When Jayme entered College in her late 20's, she worked on a Biochemistry Degree for a limited time, licensed as an EMT for 17 years, and as she was taking courses in College, Jayme realized that she would rather be surrounded by Nature, Hiking, and Photographing Wildlife, rather than working in a Lab as a Chemist for her Profession. Jayme has earned 3 Associates Degrees, in Photography, and in Photography Fine Arts. She has published three Wildlife articles in Outdoor Writers Association of America's Outdoor's Unlimited publication, had an article she wrote on Black Tailed Mule Deer, published in the Signal Newspaper, has published 7 Nature and Wildlife Photo books, a Native American Indian book, has juried an OWAA Photography Competition, has exhibited 27 of her images in Photography and Art Exhibitions, and has earned several ribbons in Photography competitions.
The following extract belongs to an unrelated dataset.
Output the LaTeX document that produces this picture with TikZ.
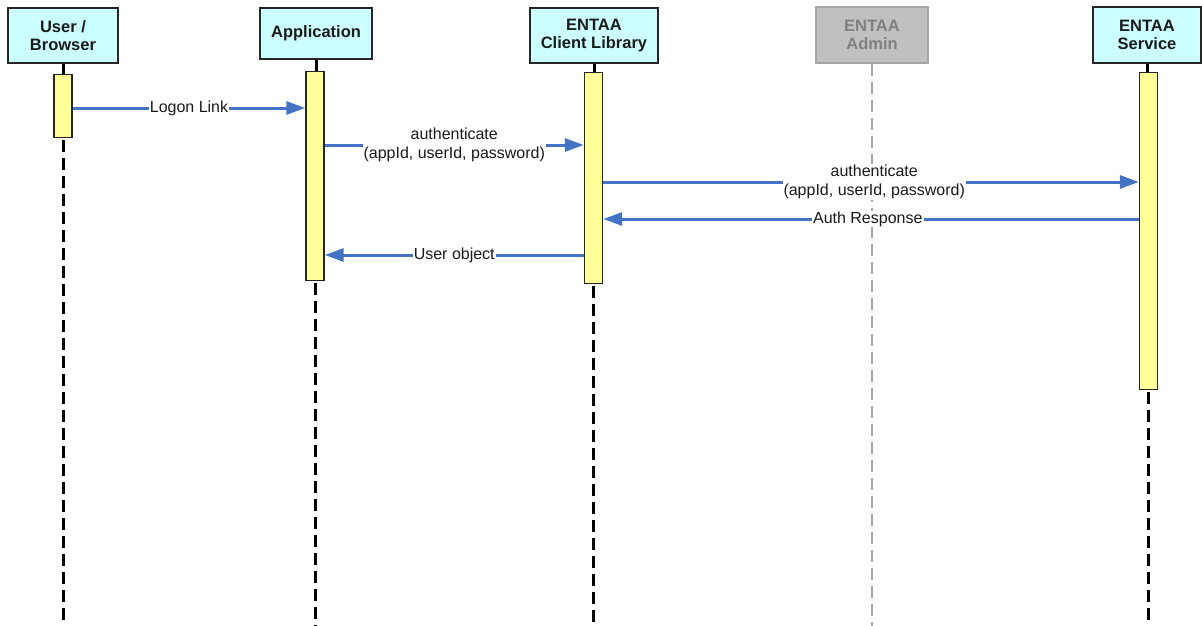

Jayme lives and breathes Wildlife Photography, where hiking in the Woodlands and at the Lake, gives her peace and energy every time that she observes a Wild Animal behavior as they are interacting with another species, as well as with prey/predators, in their natural habitat. The Circle of Life is what she strives to capture with every shot. Due to Jayme's Love of all Animals, she fears the threats of Extinction that continue to challenge their survival and contribution of Biodiversity on Earth. It is Jayme's hope to instill the feeling in Mankind of the beauty and peacefulness that Wildlife contributes to this Planet in order to generate funding for the protection and preservation of the world's Wildlife Species.